This promises to be a very busy year for Hugh McCutcheon.

Not that the U.S Olympic women’s volleyball coach hasn’t been runnin’ and gunnin’ the past few years.

But in 2012, after the London Olympic Games, McCutcheon will immediately take over as the head coach at Minnesota, a job he’s had in waiting since Febraury of last year. In his absence last fall, interim head coach Laura Bush led the team to the NCAA tournament round of eight,

“There was a lot of risk in trying to manage that transition,” McCutcheon said. “Laura and Alfee [Reft] and Chris [Tamos], the staff at Minnesota, have done a phenomenal job. And this was the intention from the very beginning, that I would have nothing to do with it and they’ve been fantastic.”

McCutcheon, 42, got the job after Mike Hebert retired, but he still had an Olympiad to finish.

“Now that we’ve qualified and we’re getting ready for London, we’re going to give our everything to get to that finish line,” McCutcheon said. “I’m extremely excited and extremely grateful for the opportunity Minnesota gave me to finish this.”

McCutcheon, a native New Zealander who played collegiately at BYU, coached the U.S. men to the gold medal at Beijing Games in 2008.

I’m extremely excited and extremely grateful for the opportunity Minnesota gave me to finish [the Olympics.]
-- Minnesota coach-in-waiting Hugh McCutcheon

With the women, he takes over a team sprinkled with former NCAA stars, including those recently in the spotlight like setter Alisha Glass and outside hitter Megan Hodge, from the Penn State team that won four titles in a row, and opposite Destinee Hooker of Texas, perhaps the next great international star.

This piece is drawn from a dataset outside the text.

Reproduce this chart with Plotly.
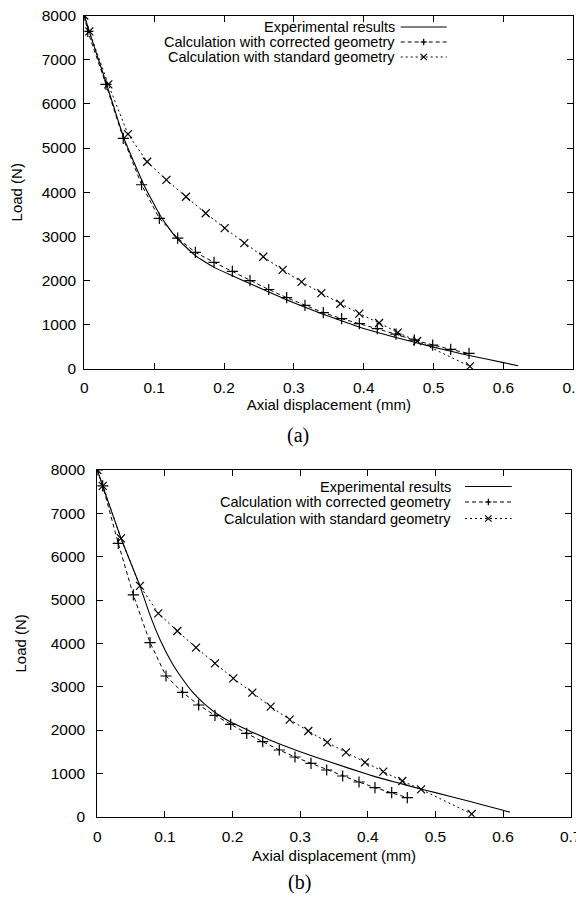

Veteran setter Lindsey Berg played at Minnesota.

While the 2012 NCAA Championships had its share of standouts, none are under consideration for the 2012 Games, but might get into the national-team pool in the future. The NCAA is, in essence, the feeder program for the national team.

“I think the link between the national team and the college game is healthier than it’s ever been,” McCutcheon said, noting that the two entities play by different rules with different agendas.

“Is there some stuff we would like to change in terms of how complete the athletes are by the time they get to us? Sure, but the reality is college has to play by their rules and we’ve got to play by our rules and we’ve just got to help manage that transition. The more that college athletes can be part of junior national teams, or youth national teams to get that international experience so that they know what’s coming in that next step, that’s an important part of it.”

Both McCutcheon and his assistant coach, former Olympics great Karch Kiraly, who was doing television analysis, were in San Antonio for the NCAA Championships.

“Due to the depth that we have on our team and it’s a real short year – all the [national team] athletes are playing overseas now and they hit the ground in May and we’re done August 14 -- there really isn’t time to take anyone from this [NCAA] world and graft them into ours,” McCutcheon said.

“The transition is tough in the best of times and we just don’t seem to have the need. Even for the best of them it takes a year or two to make that transition from college.”

The U.S. is certainly one of the favorites in London and in the meantime, the McCutcheon family -- minus Hugh -- will begin to settle in in Minnesota.

THE HUGH & A
Hugh McCutcheon discusses why he chose Minnesota and what he expects from the college experience.
McCutcheon's Q&A

McCutcheon’s wife, the former Elisabeth Bachman, starred at UCLA and played on the 2004 U.S. team that finished fifth. She is also from the Twin Cities area, where her mother resides. The McCutcheons have a young son and are expecting another baby in April.

Last season, Minnesota finished 20-12 overall, 11-9 in the Big Ten. It lost to Iowa State 3-1 to miss out on making the NCAA championships. McCutcheon said the plan was to keep the staff in place.

“I’m excited they want to stay on,” he said.

McCutcheon also gets a roster that includes two star juniors. Six-foot outside hitter Ashley Wittman was named to the American Volleyball Coaches Association All-America team, while 6-3 middle blocker Tori Dixon received honorable mention. Both are from Minnesota as well.

“I’m fired up to get in there and get in the mix,” McCutcheon said. “After 11 years of international volleyball this is a great way to end it. It’s been a phenomenal ride.”